Do you believe that pharaonic tombs still remain to be found in the Valley of the Kings or nearby?

Jack Daw
Isle of Man, UK



Response from Mark Lehner:

Well, I think there might be tombs left in the Valley of the Kings. Some of my colleagues know that subject much better than I do, and they know the evidence for which kings they're missing. The great majority of the kings I believe are accounted for. But the tomb of Herihor is unknown, and he was high priest and virtual ruler of Egypt towards the end of the 20th dynasty. There might be a few other tombs missing, perhaps minor tombs from the Amarna period. It would be hard for me to conclude that everything is known and all the tombs are accounted for that were originally made in that valley. But, like I say, others who are actually working in the valley like Kent Weeks and others know these questions much better than I do and obviously they're out there digging, so there is still information, if not tombs to be uncovered.



Question:

What is the meaning of the obelisks?

Russell Willner
Menlo Park, CA



Response from Mark Lehner:

The meaning of the obelisks has to do with solar worship. They definitely are inspired by Heliopolis, the ancient cult center northeast of modern Cairo, which was the seat of sun-worship, or the worship of the sun god Re.

The sacred item in the Holy of Holies in the temple of Heliopolis was something called the ben-ben. Ben-ben comes from an ancient Egyptian word that originally, primarily means "to swell." The ben-ben was a conical-shaped object like a small pyramidion. And the swelling, of course, has to do with the rising of the sun, the swelling of the light and so on. The Pyramids are thought to have been inspired by the Heliopolitan ben-ben and so were the obelisks, which have been called "pyramids on a stick" rather flippantly. The texts all associate the obelisks in various ways with the solar cult.

The obelisks were also put up for the pharaoh's Jubilee, which was traditionally a celebration of 30 years of rule, but some pharaohs could celebrate it earlier if they chose.

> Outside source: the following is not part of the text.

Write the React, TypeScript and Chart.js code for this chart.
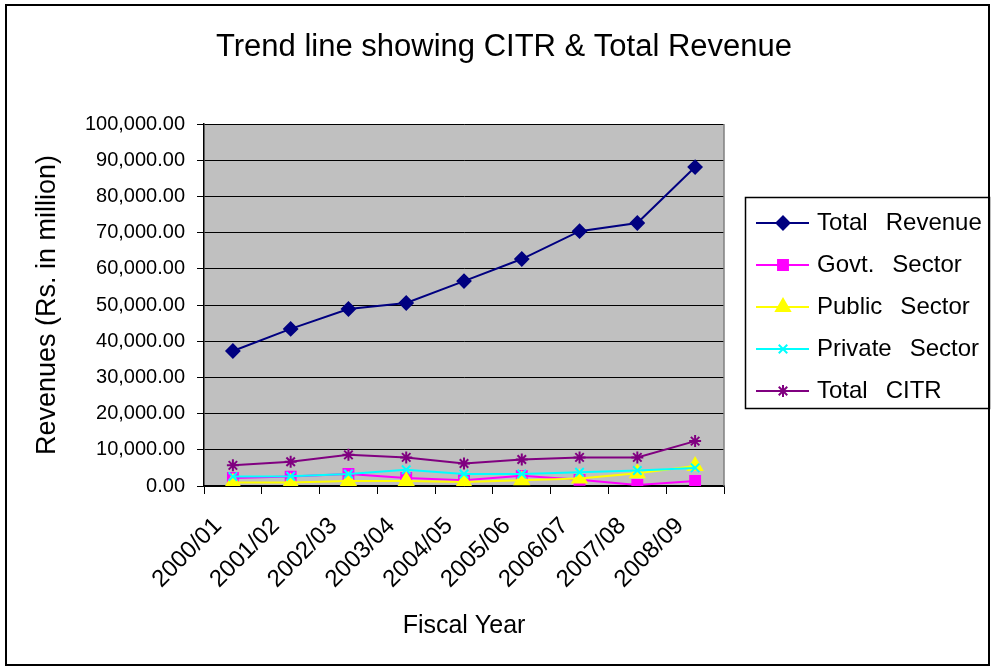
import React, { useEffect, useRef } from "react";
import { Chart, registerables } from "chart.js";
import { drawPoint } from "chart.js/helpers";

Chart.register(...registerables);

const chartTitle = "Trend line showing CITR & Total Revenue";
const xAxisTitle = "Fiscal Year";
const yAxisTitle = "Revenues (Rs. in million)";

const fiscalYears = ["2000/01", "2001/02", "2002/03", "2003/04", "2004/05", "2005/06", "2006/07", "2007/08", "2008/09"];

const totalRevenue = [37300, 43400, 48900, 50550, 56600, 62700, 70400, 72650, 88100];
const govtSector = [2200, 2600, 3300, 2200, 1600, 2800, 1700, 300, 1400];
const publicSector = [1000, 1000, 1400, 1400, 1100, 1600, 2100, 3500, 5500];
const privateSector = [2600, 2700, 3300, 4500, 3300, 3300, 3800, 4300, 5000];
const totalCITR = [5700, 6700, 8600, 7900, 6200, 7300, 7900, 7900, 12400];

const seriesNames = ["Total Revenue", "Govt. Sector", "Public Sector", "Private Sector", "Total CITR"];
const seriesColors = ["#000080", "#FF00FF", "#FFFF00", "#00FFFF", "#800080"];
const seriesMarkers = ["rectRot", "rect", "triangle", "crossRot", "star"];
const seriesRadius = [6.5, 7, 8, 6, 6];

const yMin = 0;
const yMax = 100000;
const yStep = 10000;

const FONT = "'Liberation Sans', Arial, Helvetica, sans-serif";

const decorPlugin = {
  id: "decor",
  beforeDraw(chart: any) {
    const { ctx, chartArea } = chart;
    ctx.save();
    ctx.fillStyle = "#ffffff";
    ctx.fillRect(0, 0, chart.width, chart.height);
    ctx.fillStyle = "#C0C0C0";
    ctx.fillRect(chartArea.left, chartArea.top, chartArea.right - chartArea.left, chartArea.bottom - chartArea.top);
    ctx.restore();
  },
  beforeDatasetsDraw(chart: any) {
    const { ctx, chartArea } = chart;
    ctx.save();
    ctx.strokeStyle = "#808080";
    ctx.lineWidth = 1.5;
    ctx.beginPath();
    ctx.moveTo(chartArea.right, chartArea.top);
    ctx.lineTo(chartArea.right, chartArea.bottom);
    ctx.stroke();
    ctx.restore();
  },
  afterDraw(chart: any) {
    const { ctx } = chart;
    ctx.save();
    // title
    ctx.fillStyle = "#000";
    ctx.font = `31px ${FONT}`;
    ctx.textAlign = "center";
    ctx.textBaseline = "middle";
    ctx.fillText(chartTitle, 504, 47);
    // outer border
    ctx.strokeStyle = "#000";
    ctx.lineWidth = 2;
    ctx.strokeRect(6, 5, 983, 660);
    // legend
    ctx.lineWidth = 1.5;
    ctx.strokeRect(745.5, 197.5, 244, 211);
    chart.data.datasets.forEach((ds: any, i: number) => {
      const y = 223 + 42 * i;
      ctx.strokeStyle = ds.borderColor;
      ctx.lineWidth = 2;
      ctx.beginPath();
      ctx.moveTo(756, y);
      ctx.lineTo(809, y);
      ctx.stroke();
      ctx.fillStyle = ds.backgroundColor;
      ctx.strokeStyle = ds.borderColor;
      drawPoint(ctx, { pointStyle: ds.pointStyle, radius: ds.pointRadius, borderWidth: 2, rotation: 0 } as any, 783, y);
      ctx.fillStyle = "#000";
      ctx.font = `24px ${FONT}`;
      ctx.textAlign = "left";
      ctx.textBaseline = "middle";
      const words = String(ds.label).split(" ");
      let x = 817;
      words.forEach((w) => {
        ctx.fillText(w, x, y);
        x += ctx.measureText(w).width + 18;
      });
    });
    ctx.restore();
  },
};

export default function App() {
  const ref = useRef<HTMLCanvasElement | null>(null);

  useEffect(() => {
    document.body.style.margin = "0";
    const series = [totalRevenue, govtSector, publicSector, privateSector, totalCITR];
    const chart = new Chart(ref.current as HTMLCanvasElement, {
      type: "line",
      data: {
        labels: fiscalYears,
        datasets: series.map((values, i) => ({
          label: seriesNames[i],
          data: values,
          borderColor: seriesColors[i],
          backgroundColor: seriesColors[i],
          pointBackgroundColor: seriesColors[i],
          pointBorderColor: seriesColors[i],
          pointStyle: seriesMarkers[i] as any,
          pointRadius: seriesRadius[i],
          pointBorderWidth: 2,
          borderWidth: 2,
          tension: 0,
          fill: false,
          order: series.length - 1 - i,
        })),
      },
      options: {
        animation: false,
        responsive: false,
        maintainAspectRatio: false,
        layout: { padding: { top: 124, left: 0, right: 268, bottom: 0 } },
        plugins: {
          legend: { display: false },
          title: { display: false },
          tooltip: { enabled: false },
        },
        scales: {
          x: {
            type: "category",
            offset: true,
            grid: {
              display: true,
              offset: true,
              drawOnChartArea: false,
              drawTicks: true,
              tickLength: 8,
              color: "#000",
              lineWidth: 1,
            },
            border: { display: true, color: "#000", width: 1.5 },
            ticks: {
              autoSkip: false,
              minRotation: 45,
              maxRotation: 45,
              padding: 18,
              labelOffset: -15,
              color: "#000",
              font: { family: FONT, size: 24 },
            },
            title: {
              display: true,
              text: xAxisTitle,
              color: "#000",
              font: { family: FONT, size: 25 },
              padding: { top: 0, bottom: 27 },
            },
            afterFit(scale: any) {
              scale.height = 182;
            },
          },
          y: {
            type: "linear",
            min: yMin,
            max: yMax,
            ticks: {
              stepSize: yStep,
              padding: 12,
              color: "#000",
              font: { family: FONT, size: 20 },
              callback: (v: any) =>
                Number(v).toLocaleString("en-US", { minimumFractionDigits: 2, maximumFractionDigits: 2 }),
            },
            grid: {
              color: "#000",
              lineWidth: 1,
              tickLength: 7,
              drawTicks: true,
            },
            border: { display: true, color: "#000", width: 1.5 },
            title: {
              display: true,
              text: yAxisTitle,
              color: "#000",
              font: { family: FONT, size: 27 },
              padding: { top: 31, bottom: 0 },
            },
            afterFit(scale: any) {
              scale.width = 204;
            },
          },
        },
      },
      plugins: [decorPlugin],
    });
    return () => chart.destroy();
  }, []);

  return (
    <div style={{ position: "absolute", left: 0, top: 0, width: 992, height: 668 }}>
      <canvas ref={ref} width={992} height={668} style={{ width: 992, height: 668, display: "block" }} />
    </div>
  );
}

And finally, my own personal take on it, which is nothing you could prove or disprove, but just a kind of personal interpretation, is that the obelisks stand for resurrection. They stand in front of temple entrances. We know there were inner obelisks in the innermost sanctuary of Amun. It has even been suggested that there were portable obelisks that were picked up and put on the sacred barque when Amun went in procession to the temple of Luxor for the Festival of the Opet, and there were sockets there that were put in place right in front of Amun's shrine. Important people during their funerals had their own little obelisks, and in their tomb scenes, in which they show the funeral ceremony, these obelisks are being set up in the proximity of the necropolis or right in front of the tomb. So I think the combination of the solar symbol, the Jubilee—which as a renewal ceremony—and the use of the obelisks in private tombs, all suggest resurrection as a kind of key idea behind the obelisks.